I spent last week on the East Coast.  From Brooklyn to Brunswick I enjoyed dining on rooftops, on sidewalks, on boardwalks and more.  The outside spaces were packed with people, whether it was a sweltering 90 degrees in New York City or a foggy 4th of July along the fishing docks in Camden, Maine. Creating places where people can see and be seen brings more people… and in these neighborhoods the restaurants and pubs are flourishing.

A few years ago, Seattle eased its policy on sidewalk-cafe permits, allowing restaurants to provide table service and serve alcohol outside, (as long as they maintain a minimum 6-foot pedestrian right of way on public sidewalks downtown, or 5 feet in other parts of the city).

Café Terrace at Night – Van Gogh’s well-loved painting of a sidewalk café in Arles.

Now, there are two types of sidewalk seating permitted in Seattle: “Table and Chairs” and “Sidewalk Café.”

With a Table and Chairs permit, a restaurant owner may set out tables and chairs on the sidewalk right next to the business. While provided for their patrons, these tables and chairs are also available for use by the general public. The business can’t provide table service, and alcohol may not be consumed on location. The business must remove the tables and chairs daily and can’t make any fixed improvements (such as adding a railing).

Sidewalk Café permits, on the other hand, require the restaurant owner to add a railing, and allow for table service and for alcohol to be served. See a map of restaurants in Seattle that hold sidewalk café permits here.

Sidewalk cafés must be accessible and detectable per American with Disabilities Act (ADA) guidelines.

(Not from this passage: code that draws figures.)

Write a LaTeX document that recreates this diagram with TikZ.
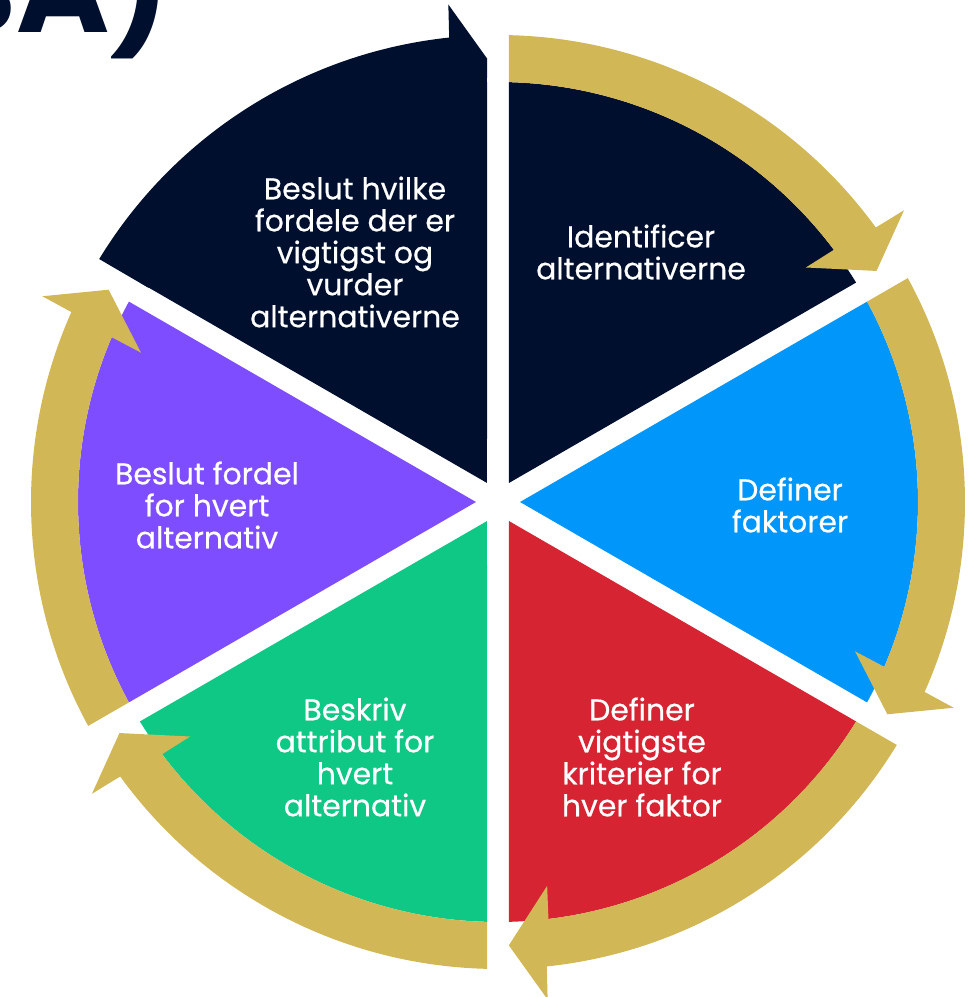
\documentclass[tikz,border=0pt]{standalone}
\usepackage{fontspec}
\setmainfont{Poppins}
\newfontfamily\titlefont{Poppins}
\newfontfamily\labelfont{Poppins}[FakeBold=0.5]

\definecolor{navy}{HTML}{000F2D}
\definecolor{gold}{HTML}{D1B755}
\definecolor{skyblue}{HTML}{0096FA}
\definecolor{crimson}{HTML}{D62433}
\definecolor{mint}{HTML}{10C885}
\definecolor{violet}{HTML}{7E4DFF}

% pie slice between two angles, with a white gap on both sides
\newcommand{\pieslice}[3]{%
  \fill[#3] ({(#1+#2)/2}:4.4mm) -- ({#1+1.5}:84mm)
    arc[start angle={#1+1.5}, end angle={#2-1.5}, radius=84mm] -- cycle;}

% curved arrow running clockwise from angle #1 over one slice
\newcommand{\cyclearrow}[3]{%
  \fill[#2] ({#1-1.35}:93.4mm)
    arc[start angle={#1-1.35}, end angle={#1-54}, radius=93.4mm]
    -- ({#1-54.3}:100mm) -- ({#1-58.6}:88.7mm) -- ({#1-52.7}:77.4mm)
    -- ({#1-53.1}:#3)
    arc[start angle={#1-53.1}, end angle={#1-1.5}, radius=#3] -- cycle;}

\tikzset{
  steplabel/.style={text=white, align=center, inner sep=0pt,
    font=\labelfont\fontsize{17}{18.2}\selectfont},
}

\begin{document}
\begin{tikzpicture}
  \useasboundingbox (-99.6mm,-99mm) rectangle (95.8mm,100.4mm);

  % title, cut off by the page
  \node[font=\titlefont\bfseries\fontsize{72}{72}\selectfont, text=navy,
        anchor=base east, inner sep=0pt] (title) at (-65.6mm,93.8mm) {BA)};

  % dark arrow merged into the first slice
  \cyclearrow{150}{navy}{82mm}
  \fill[navy] (91.42:88.7mm) -- (91.54:82mm) -- (97:82mm) -- cycle;

  % slices
  \pieslice{90}{150}{navy}
  \pieslice{30}{90}{navy}
  \pieslice{-30}{30}{skyblue}
  \pieslice{-90}{-30}{crimson}
  \pieslice{-150}{-90}{mint}
  \pieslice{150}{210}{violet}

  % gold arrows round the circle
  \cyclearrow{90}{gold}{84mm}
  \cyclearrow{30}{gold}{84mm}
  \cyclearrow{-30}{gold}{84mm}
  \cyclearrow{-90}{gold}{84mm}
  \cyclearrow{210}{gold}{84mm}

  % step texts
  \node[steplabel] (decide) at (-28.6mm,50mm)
    {Beslut hvilke\\fordele der er\\vigtigst og\\vurder\\alternativerne};
  \node[steplabel] (identify) at (28.6mm,50mm)
    {Identificer\\alternativerne};
  \node[steplabel] (factors) at (58.4mm,-0.6mm)
    {Definer\\faktorer};
  \node[steplabel] (criteria) at (28.8mm,-51mm)
    {Definer\\vigtigste\\kriterier for\\hver faktor};
  \node[steplabel] (attributes) at (-28.6mm,-51mm)
    {Beskriv\\attribut for\\hvert\\alternativ};
  \node[steplabel] (advantage) at (-58.2mm,-0.6mm)
    {Beslut fordel\\for hvert\\alternativ};
\end{tikzpicture}
\end{document}
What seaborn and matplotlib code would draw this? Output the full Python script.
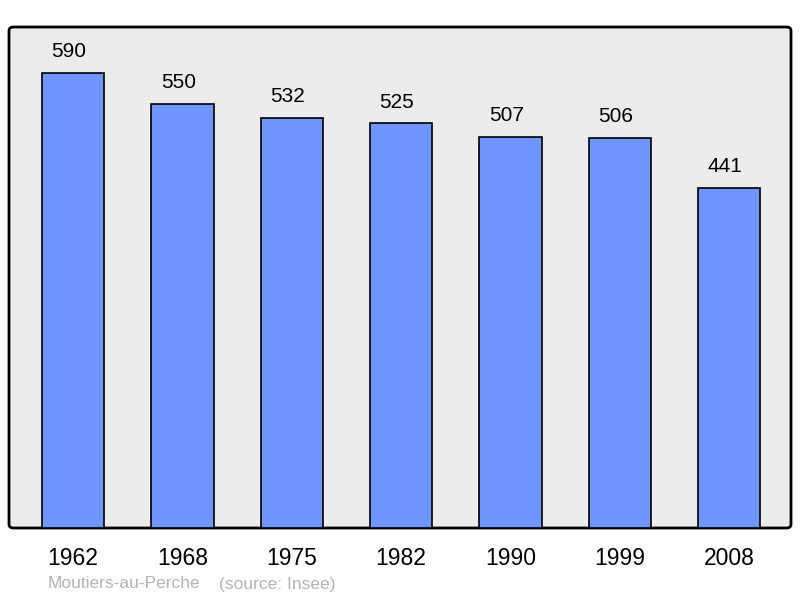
import matplotlib
matplotlib.use('Agg')
import matplotlib.pyplot as plt
import seaborn as sns
import pandas as pd
from matplotlib.patches import FancyBboxPatch

# Population data
years = ['1962', '1968', '1975', '1982', '1990', '1999', '2008']
population = [590, 550, 532, 525, 507, 506, 441]
commune = 'Moutiers-au-Perche'
source = '(source: Insee)'

df = pd.DataFrame({'year': years, 'population': population})

sns.set_style('white')
plt.rcParams['font.family'] = ['Liberation Sans', 'DejaVu Sans']
plt.rcParams['text.color'] = 'black'
plt.rcParams['xtick.color'] = 'black'

fig = plt.figure(figsize=(8, 5.98), dpi=100)
ax = fig.add_axes([9 / 800, 70 / 598, 782 / 800, 501 / 598])
ax.set_facecolor('none')
ax.set_zorder(2)

# Rounded grey frame behind the bars
frame = FancyBboxPatch((9 / 800, 70 / 598), 782 / 800, 501 / 598,
                       boxstyle='round,pad=0,rounding_size=0.006',
                       transform=fig.transFigure, facecolor='#ececec',
                       edgecolor='black', linewidth=2, zorder=-1)
fig.patches.append(frame)

sns.barplot(x='year', y='population', data=df, ax=ax, color='#7095ff',
            saturation=1, width=0.57, edgecolor='black', linewidth=1.2)

# Value labels above each bar (slightly left of centre, as in the original)
for i, v in enumerate(population):
    ax.annotate(str(v), (i, v), xytext=(-3, 8.5), textcoords='offset points',
                ha='center', va='bottom', fontsize=15)

ax.set_xlim(-0.585, 6.565)
ax.set_ylim(0, 650)
ax.set_xlabel('')
ax.set_ylabel('')
ax.set_yticks([])
ax.tick_params(axis='x', length=0, labelsize=16.5, pad=13.5, labelcolor='black')
for s in ax.spines.values():
    s.set_visible(False)

fig.text(48 / 800, 1 - 584 / 598, commune, fontsize=12.5, color='#b4b4b4', va='center')
fig.text(219 / 800, 1 - 584 / 598, source, fontsize=12.5, color='#b4b4b4', va='center')

fig.savefig('out.png', dpi=100)
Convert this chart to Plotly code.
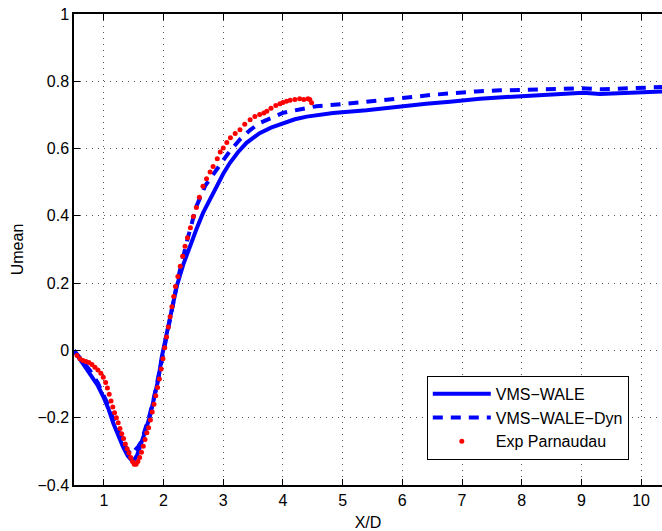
import plotly.graph_objects as go

# VMS-WALE (solid)
wale_x = [0.5, 0.6, 0.77, 0.9, 0.99, 1.08, 1.16, 1.24, 1.32, 1.4, 1.49, 1.56, 1.63, 1.70, 1.77, 1.84,
          1.91, 1.97, 2.02, 2.1, 2.22, 2.33, 2.44, 2.55, 2.66, 2.78, 2.89, 3.0, 3.11, 3.25, 3.39, 3.5,
          3.61, 3.8, 4.0, 4.2, 4.4, 4.84, 5.4, 5.96, 6.4, 6.8, 7.3, 7.92, 8.5, 9.03, 9.31, 9.6, 10.0, 10.35]
wale_y = [0.0, -0.025, -0.068, -0.105, -0.137, -0.175, -0.217, -0.252, -0.286, -0.313, -0.331, -0.31,
          -0.276, -0.237, -0.197, -0.143, -0.088, -0.02, 0.02, 0.09, 0.19, 0.255, 0.309, 0.36, 0.408,
          0.45, 0.488, 0.525, 0.557, 0.59, 0.617, 0.632, 0.646, 0.662, 0.676, 0.687, 0.695, 0.706,
          0.714, 0.726, 0.733, 0.739, 0.748, 0.755, 0.762, 0.766, 0.762, 0.764, 0.767, 0.77]

# VMS-WALE-Dyn (dashed)
dyn_x = [0.5, 0.6, 0.77, 0.9, 0.99, 1.08, 1.16, 1.24, 1.32, 1.4, 1.47, 1.53, 1.58, 1.63, 1.70, 1.77,
         1.84, 1.91, 1.97, 2.05, 2.15, 2.25, 2.4, 2.55, 2.7, 2.89, 3.1, 3.28, 3.45, 3.61, 3.8, 4.0,
         4.3, 4.56, 5.0, 5.57, 6.0, 6.52, 6.97, 7.24, 7.64, 8.2, 8.7, 9.0, 9.36, 9.7, 10.35]
dyn_y = [0.0, -0.022, -0.06, -0.097, -0.128, -0.165, -0.205, -0.24, -0.272, -0.298, -0.31, -0.295,
         -0.285, -0.27, -0.232, -0.19, -0.14, -0.085, -0.03, 0.04, 0.13, 0.22, 0.33, 0.428, 0.49,
         0.537, 0.59, 0.627, 0.655, 0.676, 0.692, 0.706, 0.717, 0.726, 0.732, 0.741, 0.75, 0.76,
         0.767, 0.77, 0.773, 0.776, 0.779, 0.779, 0.776, 0.779, 0.783]

# Exp Parnaudau (points)
exp_x = [0.55, 0.6, 0.65, 0.7, 0.75, 0.8, 0.85, 0.9, 0.95, 0.99, 1.03, 1.06, 1.09, 1.12, 1.15, 1.18,
         1.21, 1.24, 1.27, 1.3, 1.33, 1.36, 1.39, 1.42, 1.45, 1.48, 1.51, 1.54, 1.57, 1.6, 1.63, 1.66,
         1.69, 1.72, 1.75, 1.78, 1.81, 1.84, 1.87, 1.9, 1.93, 1.96, 1.99, 2.02, 2.05, 2.08, 2.11,
         2.14, 2.17, 2.2, 2.24, 2.28, 2.32, 2.36, 2.4, 2.45, 2.5, 2.55, 2.6, 2.66, 2.72, 2.78, 2.83,
         2.9, 2.95, 3.0, 3.06, 3.12, 3.2, 3.28, 3.36, 3.45, 3.53, 3.61, 3.68, 3.73, 3.8, 3.88, 3.95,
         4.0, 4.06, 4.12, 4.2, 4.28, 4.35, 4.42, 4.45, 4.48]
exp_y = [-0.015, -0.025, -0.03, -0.033, -0.036, -0.042, -0.05, -0.058, -0.068, -0.08, -0.095, -0.112,
         -0.13, -0.15, -0.168, -0.185, -0.2, -0.215, -0.232, -0.248, -0.262, -0.278, -0.292, -0.305,
         -0.318, -0.33, -0.338, -0.338, -0.33, -0.318, -0.303, -0.285, -0.265, -0.245, -0.23, -0.207,
         -0.183, -0.16, -0.135, -0.11, -0.085, -0.055, -0.025, 0.008, 0.04, 0.07, 0.1, 0.13, 0.16,
         0.19, 0.22, 0.25, 0.28, 0.31, 0.335, 0.365, 0.398, 0.425, 0.455, 0.488, 0.51, 0.53, 0.547,
         0.57, 0.59, 0.602, 0.618, 0.632, 0.645, 0.656, 0.672, 0.686, 0.695, 0.701, 0.706, 0.711,
         0.72, 0.728, 0.733, 0.737, 0.741, 0.744, 0.746, 0.748, 0.746, 0.748, 0.746, 0.736]

x_ticks = [1, 2, 3, 4, 5, 6, 7, 8, 9, 10]
y_ticks = [-0.4, -0.2, 0, 0.2, 0.4, 0.6, 0.8, 1]

fig = go.Figure()
fig.add_trace(go.Scatter(x=wale_x, y=wale_y, mode="lines", name="VMS\u2212WALE",
                         line=dict(color="#0000ff", width=4), legendgroup="a"))
fig.add_trace(go.Scatter(x=dyn_x, y=dyn_y, mode="lines", name="VMS\u2212WALE\u2212Dyn",
                         line=dict(color="#0000ff", width=4, dash="10px,8px"), legendgroup="b"))
fig.add_trace(go.Scatter(x=exp_x, y=exp_y, mode="markers", name="Exp Parnaudau",
                         marker=dict(color="#ff0000", size=5), legendgroup="c"))

grid = dict(showgrid=True, gridcolor="#555555", gridwidth=1, griddash="1px,5px")
fig.update_xaxes(range=[0.5, 10.35], tickvals=x_ticks, ticks="inside", ticklen=6,
                 tickcolor="black", showline=True, linecolor="black", linewidth=1.5,
                 mirror="ticks", zeroline=False, tickfont=dict(size=16),
                 title=dict(text="X/D", standoff=9, font=dict(size=16)), **grid)
fig.update_yaxes(range=[-0.4, 1], tickvals=y_ticks, ticks="inside", ticklen=6,
                 tickcolor="black", showline=True, linecolor="black", linewidth=1.5,
                 mirror=False, zeroline=False, tickfont=dict(size=16),
                 title=dict(text="Umean", standoff=10, font=dict(size=16)), **grid)
fig.update_layout(
    width=662, height=531,
    margin=dict(l=74, r=0, t=14, b=46),
    plot_bgcolor="white", paper_bgcolor="white",
    font=dict(family="Liberation Sans, Arial, sans-serif", size=16, color="black"),
    legend=dict(x=0.6, y=0.232, xanchor="left", yanchor="top",
                bordercolor="black", borderwidth=1, bgcolor="white",
                tracegroupgap=0, itemwidth=58,
                font=dict(size=16)),
    showlegend=True,
)
fig.write_html("out.html", config={"displayModeBar": False},
               post_script="document.body.style.margin='0';document.body.style.overflow='hidden';")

Apply for a sidewalk café permit.

So, if I might so suggest: Take advantage of this week’s forecast. Enjoy a summer night and support a local business.  You might follow the lead of the 1st Hill Neighborhood Association – commit to spend $25 this week in YOUR neighborhood.  You’ll contribute to you’re the financial well-being of your friendly local businesses, and experience Seattle at its best.  Dine al fresco!